No Future for Jumpers

April 1, 2002
Material handling know-how can keep you from promising more customer service than you can deliver.

Dumb competitors can be as dangerous as smart competitors. That’s what suppliers to 800-pound OEM gorillas are learning in the race to improve service to these animals.

Dumb competitors are the ones who, without sufficient training, go all-out to meet unrealistic service expectations, raise the performance bar, then eventually collapse under the pressure. Meanwhile, the customer still expects surviving suppliers to say “how high?” when he says “jump!”

Providing a service like make-to-order is a lofty goal, no doubt, and one day it will be an achievable best-practice for most good sup-pliers. It won’t be conquered with giant leaps, however. It’s more like a game of football, which is mastered by consistently gaining yardage. Many suppliers have made good progress starting with their own versions of just-in-time.

I saw a good example of this strategy recently at a plant in De Kalb, Illinois. It paints tractor parts for Caterpillar. Caterpillar wanted to produce a durable, corrosion-resistant tractor. The best way to do that is to prime and paint the parts before they reach the assembly line. The OEM also wanted to eliminate warehouse space at its plant through point-of-use delivery. This calls for a just-in-time approach, from supplier, through paint, then sequenced to point-of-use.

Rather than tackle this all at once, all by itself, Caterpillar enlisted the aid of a supplier. Eisenmann, designers and manufacturers of custom-engineered material handling systems, opened Encoat Services, the 140,000-square-foot De Kalb plant I mentioned. It is designed and built to paint parts ranging from less than a pound to 11,000 pounds. Half the building is used for shipping, receiving and sequencing, with minimal storage. The other half is dedicated to painting.

Power-and-free conveyor feeds parts through three paint processes: electrocoat, autophoretic, and manual wet spray. Eight hundred different parts travel this line. They arrive in 300 containers a day in 15 truckloads. Three hours or less worth of parts are carried through these processes and are sequenced to the point of use — the Caterpillar plant a mile away.

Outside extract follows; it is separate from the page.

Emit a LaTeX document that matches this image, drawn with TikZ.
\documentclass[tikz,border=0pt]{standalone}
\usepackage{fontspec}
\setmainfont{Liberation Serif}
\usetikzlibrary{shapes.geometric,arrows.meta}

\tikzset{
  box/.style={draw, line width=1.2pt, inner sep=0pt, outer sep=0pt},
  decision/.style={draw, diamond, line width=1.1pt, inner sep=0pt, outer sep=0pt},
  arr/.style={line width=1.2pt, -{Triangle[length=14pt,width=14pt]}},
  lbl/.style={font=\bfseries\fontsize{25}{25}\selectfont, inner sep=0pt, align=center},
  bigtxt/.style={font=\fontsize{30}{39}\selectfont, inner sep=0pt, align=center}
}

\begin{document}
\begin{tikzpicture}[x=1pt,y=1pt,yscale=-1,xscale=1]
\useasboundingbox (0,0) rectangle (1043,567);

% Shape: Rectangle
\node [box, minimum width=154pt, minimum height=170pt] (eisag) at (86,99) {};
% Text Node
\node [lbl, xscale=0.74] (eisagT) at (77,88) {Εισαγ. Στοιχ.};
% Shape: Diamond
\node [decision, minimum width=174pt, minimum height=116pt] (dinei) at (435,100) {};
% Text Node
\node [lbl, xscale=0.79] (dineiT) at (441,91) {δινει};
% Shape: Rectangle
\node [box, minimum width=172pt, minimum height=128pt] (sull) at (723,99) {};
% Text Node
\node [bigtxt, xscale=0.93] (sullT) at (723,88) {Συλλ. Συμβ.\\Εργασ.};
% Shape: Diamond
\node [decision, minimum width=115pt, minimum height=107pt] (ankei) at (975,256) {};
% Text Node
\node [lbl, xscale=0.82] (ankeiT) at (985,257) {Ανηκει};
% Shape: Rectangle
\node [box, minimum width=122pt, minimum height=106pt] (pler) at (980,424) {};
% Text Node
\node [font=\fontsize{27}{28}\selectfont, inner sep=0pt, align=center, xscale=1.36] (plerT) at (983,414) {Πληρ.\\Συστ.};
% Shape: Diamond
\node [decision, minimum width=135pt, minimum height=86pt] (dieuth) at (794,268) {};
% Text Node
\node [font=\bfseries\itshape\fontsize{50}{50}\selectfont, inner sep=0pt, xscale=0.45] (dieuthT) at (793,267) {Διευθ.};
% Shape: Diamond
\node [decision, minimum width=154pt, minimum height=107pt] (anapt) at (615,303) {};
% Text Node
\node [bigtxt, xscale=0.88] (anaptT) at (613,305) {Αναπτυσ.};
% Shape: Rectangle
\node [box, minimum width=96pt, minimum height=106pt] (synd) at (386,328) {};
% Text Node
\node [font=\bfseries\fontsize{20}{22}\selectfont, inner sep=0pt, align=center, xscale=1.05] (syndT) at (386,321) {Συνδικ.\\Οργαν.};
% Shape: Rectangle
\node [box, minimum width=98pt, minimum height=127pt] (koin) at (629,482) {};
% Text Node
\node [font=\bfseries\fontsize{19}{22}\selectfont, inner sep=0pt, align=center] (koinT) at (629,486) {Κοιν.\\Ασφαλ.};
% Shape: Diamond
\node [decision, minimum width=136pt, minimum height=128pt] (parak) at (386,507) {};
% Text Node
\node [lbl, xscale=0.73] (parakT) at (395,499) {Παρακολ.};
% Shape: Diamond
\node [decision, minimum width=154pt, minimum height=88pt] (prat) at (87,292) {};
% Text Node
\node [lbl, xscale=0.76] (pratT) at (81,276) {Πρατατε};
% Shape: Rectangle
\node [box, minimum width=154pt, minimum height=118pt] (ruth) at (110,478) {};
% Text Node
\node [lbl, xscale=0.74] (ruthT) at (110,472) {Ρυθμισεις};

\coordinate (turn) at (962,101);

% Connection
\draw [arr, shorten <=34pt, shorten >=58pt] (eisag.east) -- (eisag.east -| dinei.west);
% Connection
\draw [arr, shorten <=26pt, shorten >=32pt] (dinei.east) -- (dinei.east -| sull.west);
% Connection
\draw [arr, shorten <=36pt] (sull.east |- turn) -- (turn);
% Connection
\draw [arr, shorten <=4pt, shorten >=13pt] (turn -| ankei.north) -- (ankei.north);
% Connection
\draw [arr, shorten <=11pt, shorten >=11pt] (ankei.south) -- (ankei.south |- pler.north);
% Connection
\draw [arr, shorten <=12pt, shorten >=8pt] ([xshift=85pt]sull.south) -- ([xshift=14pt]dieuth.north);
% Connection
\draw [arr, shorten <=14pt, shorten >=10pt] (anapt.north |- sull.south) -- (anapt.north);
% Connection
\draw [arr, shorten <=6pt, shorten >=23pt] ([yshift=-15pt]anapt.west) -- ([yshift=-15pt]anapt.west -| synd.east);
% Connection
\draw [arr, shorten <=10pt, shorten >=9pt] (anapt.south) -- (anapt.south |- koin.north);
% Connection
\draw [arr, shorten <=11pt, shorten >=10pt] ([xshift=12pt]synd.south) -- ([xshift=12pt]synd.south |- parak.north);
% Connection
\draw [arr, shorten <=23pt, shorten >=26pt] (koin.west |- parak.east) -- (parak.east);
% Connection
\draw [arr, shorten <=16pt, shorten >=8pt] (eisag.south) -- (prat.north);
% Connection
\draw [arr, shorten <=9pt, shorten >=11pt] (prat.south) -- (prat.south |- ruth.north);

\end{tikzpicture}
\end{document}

When parts are received at Encoat, their manifest is scanned, and the information is sent via EDI to the MRP system at the factory. The parts are then moved to the paint line, loaded onto a bar-code-etched carrier and scanned again so the conveyor system knows the processes through which to route them. The parts spend no longer than 72 hours at Encoat before JIT delivery to the tractor assembly line.

Power-and-free will enable modular additions and replacements as material handling technology improves and affords extra capacity and capability. Caterpillar will then be able to provide these services to other select OEMs, according to its project manager, Robert Davy.

“The power-and-free conveyor supports our strategic plan for flexibility and flow,” he told me. “For me to support these different paint systems, I would otherwise have needed an individual conveyor line for each one of them. This way I have one continuous system that I can load in one area at one time, handle the part once, and it can automatically transfer to different lines.”

The point is, Cat is approaching JIT a step at a time and is working with suppliers in the same fashion. In this way, state-of-the-art material handling technology is always within reach, and futuristic strategies like make-to-order become a realistic and affordable framework on which to build profitable supply chain partnerships.